La libertad no es un bien en sí. Ella es sólo la posibilidad del bien y del mal morales. Una libertad que alcanza su fin, que es la bondad perpetua, no tiene necesidad de perdurar, dado que deviene inútil. La gracia no anula la libertad, sino que la dirige. En el Cielo, que es el Reino de la Gracia, ya no tiene dónde dirigirla: ha llegado a su destino. No creo siquiera que el Cielo permita un aumento de la virtud ante la contemplación de Dios, pues la virtud es ciertamente una facultad libre del hombre. Dependiendo en alguna medida de nosotros, que somos imperfectos, no tiene que tender necesariamente a la perfección, lo que conllevaría el escándalo de que pudiera errarse en el Cielo. Y si depende sólo de Dios, entonces este crecimiento carece de relevancia moral para la criatura.

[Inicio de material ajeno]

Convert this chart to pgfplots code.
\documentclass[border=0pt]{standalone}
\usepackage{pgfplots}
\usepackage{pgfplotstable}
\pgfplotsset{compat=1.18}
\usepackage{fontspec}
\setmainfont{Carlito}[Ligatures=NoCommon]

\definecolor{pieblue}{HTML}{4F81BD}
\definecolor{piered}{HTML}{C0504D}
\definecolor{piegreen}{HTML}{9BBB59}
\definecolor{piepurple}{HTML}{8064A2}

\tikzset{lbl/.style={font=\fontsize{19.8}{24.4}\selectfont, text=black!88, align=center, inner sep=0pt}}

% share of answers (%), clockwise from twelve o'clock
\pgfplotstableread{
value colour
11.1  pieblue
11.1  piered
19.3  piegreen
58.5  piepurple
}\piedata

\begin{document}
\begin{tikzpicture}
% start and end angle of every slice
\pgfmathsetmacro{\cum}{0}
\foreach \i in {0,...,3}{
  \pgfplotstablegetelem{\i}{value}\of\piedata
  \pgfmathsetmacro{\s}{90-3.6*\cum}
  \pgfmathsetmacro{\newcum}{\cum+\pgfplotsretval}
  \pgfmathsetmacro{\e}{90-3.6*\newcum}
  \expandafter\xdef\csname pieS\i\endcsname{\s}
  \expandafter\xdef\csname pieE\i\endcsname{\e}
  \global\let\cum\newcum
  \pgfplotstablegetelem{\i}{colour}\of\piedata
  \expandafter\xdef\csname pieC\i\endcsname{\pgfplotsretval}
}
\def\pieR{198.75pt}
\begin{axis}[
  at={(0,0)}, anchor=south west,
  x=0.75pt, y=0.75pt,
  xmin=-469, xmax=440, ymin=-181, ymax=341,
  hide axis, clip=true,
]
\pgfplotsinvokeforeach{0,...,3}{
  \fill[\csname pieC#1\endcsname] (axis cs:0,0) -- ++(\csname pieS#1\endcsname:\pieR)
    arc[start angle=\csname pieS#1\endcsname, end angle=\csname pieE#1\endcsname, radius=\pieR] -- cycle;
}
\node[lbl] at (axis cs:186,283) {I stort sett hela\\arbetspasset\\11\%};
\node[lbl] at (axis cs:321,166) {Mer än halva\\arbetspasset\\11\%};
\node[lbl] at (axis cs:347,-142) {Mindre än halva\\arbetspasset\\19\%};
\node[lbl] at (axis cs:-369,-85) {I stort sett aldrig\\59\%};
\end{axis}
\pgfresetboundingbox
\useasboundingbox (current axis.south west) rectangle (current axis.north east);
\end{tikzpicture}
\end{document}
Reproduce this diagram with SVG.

La bondad es el amor del bien absoluto. Este amor sólo debe ser libre al menos una vez en el tiempo para confirmarse fuera del tiempo, tornándose constante y eterno. Es inconmovible porque está sujeto a dos extremos que también lo son. Por un lado, al pasado, cuya naturaleza es inalterable, del que procede; por el otro, a Dios, a quien se encamina.

Decimos de Dios que es libre en sentido metafísico, porque nada lo condiciona, pero no en sentido moral, porque no puede obrar mal. Dios es digno de todo encomio por ser el bien en sí, no por hacer el bien, pues es imposible que obre de otra manera. 

El santo está más allá de la humanidad, ya que la ha superado. Tiene el pasado de un hombre y el presente de un dios.